Strauss,
Schoenberg, Thomas, Berlioz and Ravel:
The MET
Orchestra, James Levine, (Music
Director and Conductor) Michelle
DeYoung (Mezzo-Soprano)
Carnegie Hall
New York
City 20.5.2007 (BH)
R. Strauss:
Der Bürger als Edelmann Suite,
Op. 60 (1920)
Schoenberg:
"Lied der Waldtaube" ("Song of the
Wood Dove") from Gurrelieder
(1911, arr. Erwin Stein)
Ambroise Thomas:
Overture to Mignon (1866)
Berlioz:
La Mort de Cléopâtre (1829)
Ravel:
Suite No. 2 from Daphnis et Chloé
(1911)
With soprano Natalie Dessay dropping
out with bronchitis, James Levine had
some scrambling to do – alas – to
shore up what was to be a typically
well-constructed program including
Ambrose Thomas’ “Mad Scene” from
Hamlet. Luckily the great
Michelle DeYoung was available to step
in with Schoenberg’s
"Lied der Waldtaube" from
Gurrelieder and Berlioz’s La
Mort de Cléopâtre.
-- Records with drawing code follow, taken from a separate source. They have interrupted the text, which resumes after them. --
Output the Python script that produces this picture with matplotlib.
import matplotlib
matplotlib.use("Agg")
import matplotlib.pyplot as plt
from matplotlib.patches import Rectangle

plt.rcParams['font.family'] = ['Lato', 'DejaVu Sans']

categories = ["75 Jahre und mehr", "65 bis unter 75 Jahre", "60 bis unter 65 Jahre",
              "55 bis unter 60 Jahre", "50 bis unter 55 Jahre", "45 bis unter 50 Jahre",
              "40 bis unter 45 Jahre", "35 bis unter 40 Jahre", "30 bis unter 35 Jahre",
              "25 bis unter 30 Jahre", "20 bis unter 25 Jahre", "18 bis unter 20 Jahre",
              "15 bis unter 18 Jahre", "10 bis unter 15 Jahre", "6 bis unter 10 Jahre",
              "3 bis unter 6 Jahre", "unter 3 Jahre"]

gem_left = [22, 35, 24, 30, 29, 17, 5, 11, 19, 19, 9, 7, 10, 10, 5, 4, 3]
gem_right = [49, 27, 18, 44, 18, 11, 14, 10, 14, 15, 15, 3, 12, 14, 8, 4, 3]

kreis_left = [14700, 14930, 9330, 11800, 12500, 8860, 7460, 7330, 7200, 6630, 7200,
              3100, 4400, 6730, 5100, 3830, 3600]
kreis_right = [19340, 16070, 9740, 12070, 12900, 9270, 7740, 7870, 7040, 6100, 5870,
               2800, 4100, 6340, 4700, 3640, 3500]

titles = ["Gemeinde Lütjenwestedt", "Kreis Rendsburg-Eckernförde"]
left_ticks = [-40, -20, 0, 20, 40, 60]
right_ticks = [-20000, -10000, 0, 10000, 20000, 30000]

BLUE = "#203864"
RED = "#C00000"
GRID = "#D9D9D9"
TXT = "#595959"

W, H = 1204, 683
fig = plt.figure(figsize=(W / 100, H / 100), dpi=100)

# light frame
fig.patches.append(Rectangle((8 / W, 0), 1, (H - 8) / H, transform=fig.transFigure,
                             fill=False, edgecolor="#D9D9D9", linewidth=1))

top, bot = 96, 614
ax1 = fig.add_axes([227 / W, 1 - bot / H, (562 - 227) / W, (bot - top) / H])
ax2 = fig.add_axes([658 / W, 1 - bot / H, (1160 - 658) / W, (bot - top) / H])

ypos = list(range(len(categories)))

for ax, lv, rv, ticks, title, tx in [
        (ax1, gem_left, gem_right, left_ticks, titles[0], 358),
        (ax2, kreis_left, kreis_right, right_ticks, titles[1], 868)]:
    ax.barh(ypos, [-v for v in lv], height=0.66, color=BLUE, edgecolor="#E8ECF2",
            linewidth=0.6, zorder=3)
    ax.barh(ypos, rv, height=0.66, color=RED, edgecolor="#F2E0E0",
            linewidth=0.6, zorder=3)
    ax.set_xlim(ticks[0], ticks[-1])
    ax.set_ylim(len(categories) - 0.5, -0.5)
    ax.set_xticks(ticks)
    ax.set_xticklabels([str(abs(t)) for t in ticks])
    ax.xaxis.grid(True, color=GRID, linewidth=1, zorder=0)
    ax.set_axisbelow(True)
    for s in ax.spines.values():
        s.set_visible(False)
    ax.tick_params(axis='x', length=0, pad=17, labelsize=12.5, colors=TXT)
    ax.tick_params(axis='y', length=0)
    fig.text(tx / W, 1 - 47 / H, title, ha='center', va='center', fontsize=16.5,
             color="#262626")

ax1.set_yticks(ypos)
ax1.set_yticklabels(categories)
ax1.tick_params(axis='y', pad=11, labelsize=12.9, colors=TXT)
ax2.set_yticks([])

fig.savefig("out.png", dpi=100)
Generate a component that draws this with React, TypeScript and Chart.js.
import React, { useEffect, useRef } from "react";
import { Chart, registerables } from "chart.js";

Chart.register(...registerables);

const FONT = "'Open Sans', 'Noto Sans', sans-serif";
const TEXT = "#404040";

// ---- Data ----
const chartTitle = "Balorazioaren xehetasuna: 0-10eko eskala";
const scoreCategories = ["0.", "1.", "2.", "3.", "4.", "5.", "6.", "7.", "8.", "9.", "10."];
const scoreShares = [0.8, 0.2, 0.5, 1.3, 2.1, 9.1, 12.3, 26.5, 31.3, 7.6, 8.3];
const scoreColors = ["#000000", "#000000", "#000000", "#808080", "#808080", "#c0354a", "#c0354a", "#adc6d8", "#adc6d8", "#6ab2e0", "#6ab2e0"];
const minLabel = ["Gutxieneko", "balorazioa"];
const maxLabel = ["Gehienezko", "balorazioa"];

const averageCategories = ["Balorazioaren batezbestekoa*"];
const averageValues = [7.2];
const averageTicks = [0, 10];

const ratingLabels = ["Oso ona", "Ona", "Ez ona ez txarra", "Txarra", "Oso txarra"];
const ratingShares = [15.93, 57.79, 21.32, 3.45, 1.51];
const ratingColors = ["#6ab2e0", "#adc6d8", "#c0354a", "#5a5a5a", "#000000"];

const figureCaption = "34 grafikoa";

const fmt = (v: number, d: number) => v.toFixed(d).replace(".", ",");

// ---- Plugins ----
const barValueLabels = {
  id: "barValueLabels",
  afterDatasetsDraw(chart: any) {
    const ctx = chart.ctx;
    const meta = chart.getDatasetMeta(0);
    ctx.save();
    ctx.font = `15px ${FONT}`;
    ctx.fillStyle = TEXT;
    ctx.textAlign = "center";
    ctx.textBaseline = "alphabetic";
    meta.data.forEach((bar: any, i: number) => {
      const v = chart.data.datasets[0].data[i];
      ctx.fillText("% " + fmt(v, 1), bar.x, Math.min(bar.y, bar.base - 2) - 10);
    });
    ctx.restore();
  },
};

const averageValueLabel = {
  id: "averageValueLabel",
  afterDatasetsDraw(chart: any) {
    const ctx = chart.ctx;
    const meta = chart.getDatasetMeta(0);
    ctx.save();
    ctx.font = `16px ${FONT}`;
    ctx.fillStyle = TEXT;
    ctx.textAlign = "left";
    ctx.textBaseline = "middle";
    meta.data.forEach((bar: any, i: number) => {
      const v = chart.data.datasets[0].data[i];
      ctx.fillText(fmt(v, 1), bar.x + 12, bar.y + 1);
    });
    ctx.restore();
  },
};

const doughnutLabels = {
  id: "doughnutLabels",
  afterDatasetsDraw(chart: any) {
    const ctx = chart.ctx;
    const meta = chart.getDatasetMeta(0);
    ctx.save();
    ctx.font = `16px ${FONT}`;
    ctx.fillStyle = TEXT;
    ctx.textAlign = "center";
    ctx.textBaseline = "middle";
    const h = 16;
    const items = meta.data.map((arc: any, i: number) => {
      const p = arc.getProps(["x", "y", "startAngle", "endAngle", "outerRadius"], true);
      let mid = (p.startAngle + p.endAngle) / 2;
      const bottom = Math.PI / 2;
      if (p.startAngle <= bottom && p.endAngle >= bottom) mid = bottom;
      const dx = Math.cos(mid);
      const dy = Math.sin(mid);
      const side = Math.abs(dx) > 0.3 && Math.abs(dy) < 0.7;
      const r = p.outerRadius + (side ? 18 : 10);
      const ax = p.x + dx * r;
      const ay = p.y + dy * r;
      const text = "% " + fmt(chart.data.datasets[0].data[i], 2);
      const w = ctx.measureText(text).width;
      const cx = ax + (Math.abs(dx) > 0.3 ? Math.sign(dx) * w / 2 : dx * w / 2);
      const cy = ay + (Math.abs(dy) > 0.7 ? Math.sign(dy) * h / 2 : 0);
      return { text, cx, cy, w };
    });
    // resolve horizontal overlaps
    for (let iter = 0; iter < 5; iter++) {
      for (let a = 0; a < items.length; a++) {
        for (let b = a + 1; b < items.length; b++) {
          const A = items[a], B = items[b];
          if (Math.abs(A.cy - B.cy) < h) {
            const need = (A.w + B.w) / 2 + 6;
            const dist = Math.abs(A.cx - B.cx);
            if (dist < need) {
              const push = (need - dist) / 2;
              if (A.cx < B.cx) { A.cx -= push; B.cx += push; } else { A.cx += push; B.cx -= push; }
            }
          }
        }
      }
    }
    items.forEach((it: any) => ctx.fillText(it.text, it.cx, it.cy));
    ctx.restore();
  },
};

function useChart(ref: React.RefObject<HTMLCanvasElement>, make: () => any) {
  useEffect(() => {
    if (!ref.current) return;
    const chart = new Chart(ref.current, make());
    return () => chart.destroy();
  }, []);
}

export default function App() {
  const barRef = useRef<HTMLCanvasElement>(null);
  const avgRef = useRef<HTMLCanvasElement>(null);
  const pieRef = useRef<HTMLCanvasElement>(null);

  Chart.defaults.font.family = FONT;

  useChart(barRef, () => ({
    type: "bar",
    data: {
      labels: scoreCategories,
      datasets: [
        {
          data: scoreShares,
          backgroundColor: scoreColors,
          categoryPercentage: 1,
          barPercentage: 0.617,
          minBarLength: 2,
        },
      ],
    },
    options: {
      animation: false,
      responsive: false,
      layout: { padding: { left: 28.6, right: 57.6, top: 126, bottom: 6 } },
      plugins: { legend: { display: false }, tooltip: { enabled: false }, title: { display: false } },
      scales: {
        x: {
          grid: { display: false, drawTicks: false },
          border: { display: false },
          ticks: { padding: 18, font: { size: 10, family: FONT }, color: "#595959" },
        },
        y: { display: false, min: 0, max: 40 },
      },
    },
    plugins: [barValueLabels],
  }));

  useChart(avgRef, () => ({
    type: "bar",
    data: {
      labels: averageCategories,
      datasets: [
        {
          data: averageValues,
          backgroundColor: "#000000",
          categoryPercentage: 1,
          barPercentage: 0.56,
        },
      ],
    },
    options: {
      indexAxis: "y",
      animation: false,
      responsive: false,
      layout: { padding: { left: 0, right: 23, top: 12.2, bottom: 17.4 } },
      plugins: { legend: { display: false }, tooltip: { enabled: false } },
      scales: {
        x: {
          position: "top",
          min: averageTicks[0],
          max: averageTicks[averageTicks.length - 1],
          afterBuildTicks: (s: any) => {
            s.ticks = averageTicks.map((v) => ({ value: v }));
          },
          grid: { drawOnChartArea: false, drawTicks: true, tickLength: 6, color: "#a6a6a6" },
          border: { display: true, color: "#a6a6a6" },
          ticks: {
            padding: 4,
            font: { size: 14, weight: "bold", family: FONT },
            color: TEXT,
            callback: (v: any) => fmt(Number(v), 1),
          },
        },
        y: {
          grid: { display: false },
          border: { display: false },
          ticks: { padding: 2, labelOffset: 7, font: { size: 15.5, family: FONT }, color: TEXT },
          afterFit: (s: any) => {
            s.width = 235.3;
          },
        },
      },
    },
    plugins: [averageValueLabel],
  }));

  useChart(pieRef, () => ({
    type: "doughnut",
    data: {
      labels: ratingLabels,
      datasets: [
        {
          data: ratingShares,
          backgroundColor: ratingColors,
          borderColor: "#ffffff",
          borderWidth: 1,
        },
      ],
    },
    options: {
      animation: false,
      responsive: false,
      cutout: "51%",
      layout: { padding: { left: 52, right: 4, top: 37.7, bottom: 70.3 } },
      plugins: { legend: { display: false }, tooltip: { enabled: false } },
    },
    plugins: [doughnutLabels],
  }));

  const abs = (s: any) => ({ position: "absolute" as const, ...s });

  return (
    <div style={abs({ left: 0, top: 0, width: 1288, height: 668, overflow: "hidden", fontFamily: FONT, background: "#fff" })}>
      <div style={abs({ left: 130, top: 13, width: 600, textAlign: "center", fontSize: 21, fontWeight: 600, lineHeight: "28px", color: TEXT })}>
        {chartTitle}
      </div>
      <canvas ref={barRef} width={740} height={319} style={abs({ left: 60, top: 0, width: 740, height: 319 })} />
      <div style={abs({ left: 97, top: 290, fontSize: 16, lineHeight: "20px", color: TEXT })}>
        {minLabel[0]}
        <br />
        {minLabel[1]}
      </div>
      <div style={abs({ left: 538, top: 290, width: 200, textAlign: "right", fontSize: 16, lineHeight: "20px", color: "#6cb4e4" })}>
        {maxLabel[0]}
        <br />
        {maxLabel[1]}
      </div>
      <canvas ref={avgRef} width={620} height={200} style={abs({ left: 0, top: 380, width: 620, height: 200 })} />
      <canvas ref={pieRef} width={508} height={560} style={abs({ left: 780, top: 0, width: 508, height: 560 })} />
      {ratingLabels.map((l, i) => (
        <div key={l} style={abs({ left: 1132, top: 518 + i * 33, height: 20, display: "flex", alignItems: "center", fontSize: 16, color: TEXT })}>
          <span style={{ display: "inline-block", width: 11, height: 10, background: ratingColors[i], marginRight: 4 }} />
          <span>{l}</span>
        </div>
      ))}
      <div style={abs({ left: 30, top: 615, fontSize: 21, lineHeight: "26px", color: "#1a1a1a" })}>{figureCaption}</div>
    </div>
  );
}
If the
resulting array seemed a bit of a
patchwork at first, all could be
ultimately forgiven.
Solos abound in Strauss’ music from
Der Bürger als Edelmann,
originally intended to be incidental
music for
Molière’s play, Le Bourgeois
Gentilhomme. Here it made a rare
opportunity to enjoy some of the
orchestra’s principals, pushed into
the sunlight. Most notably,
concertmaster David Chan had
shimmering work in the “Entrance and
Dance of the Tailors” – sheer bliss –
and cellist Rafael Figueroa offered
some heartbreakingly lovely passages
near the end. Even the Met’s great
pianist, Linda Hall, had a few
transparent moments all to herself.
It took a good ten minutes to reset
the stage for the excerpt from
Schoenberg’s massive late-Romantic
canvas, with an orchestra probably
four times the size of the Strauss.
Towering above all, Ms. DeYoung was
amusing, pretending to duck her head
as Levine adjusted his sight lines.
But then all earthly concerns seemed
to fall gently away as they and the
orchestra fell into the composer’s
thickly-scored lament, in which the
Wood Dove relates the death and
funeral of Tove. In 2001 I heard
Levine and the orchestra do the
complete Gurrelieder, and the
overwhelming power of this
fourteen-minute excerpt brought back
all the emotions of that afternoon.
Levine fuses a real empathy for the
score with ravishing tone from the
ensemble, and Ms. DeYoung seemed to
match them, flying side by side. Only
occasionally was her soaring
instrument slightly obscured, but this
is more a comment on the composer than
the afternoon’s personnel.
If it’s conceivable, after
intermission she was even more
impressive in Berlioz’s La Mort de
Cléopâtre. After a stormy
opening, meticulously realized by the
orchestra, she gazed out into the
audience with a baleful stare: this
was not a Cleopatra of passive
resignation, but one inching towards
death as if approaching a fiery final
embrace. Only in the final lines did
she lower her eyes, her voice becoming
more subdued as Berlioz isolates each
vocal syllable to emphasize her ebbing
energy. Ms. DeYoung took every
advantage that this showpiece offers,
and with some heroic singing not only
saved the day but also proved that she
is now an artist of the first rank.
As an encore she unfurled a gorgeous
"Träume"
from Wagner’s Wesendonck Lieder,
in tender contrast to the Berlioz, and
any remaining disappointment lurking
in the audience was surely snuffed
out.
The second half opened with a charming
overture to Ambroise Thomas’ Mignon,
perhaps originally intended to give
the audience a taste of the composer’s
language before the excerpt from
Hamlet. If it seemed a little
lightweight, it was charming enough
and worth hearing, and the orchestra
delivered it so dashingly one might
think briefly that it had more
substance than style. With substance
and style, however, the closing
second suite from Ravel’s Daphnis
et Chloé showed what this ensemble
can really do. Levine carefully held
some of the energy in abeyance,
throwing out sparkling colors along
the way, including sensuously rippling
woodwinds and strings reaching plateau
after breathtaking plateau. As
momentum climbed to the ecstatic
conclusion, I found myself again marveling at the sheer sound the group produces
in these Carnegie Hall concerts. My
theory is twofold: their relentless
schedule (playing five or more operas
a week) means the group is about as
well-honed as it could be. And
projecting sound in the huge MET house
means that when the group plays in a
more moderate-sized hall like
Carnegie, it has an improbably huge
bloom. Next season the orchestra is
doing three concerts here, including
one with Valery Gergiev, and I can’t
imagine missing a single one of them.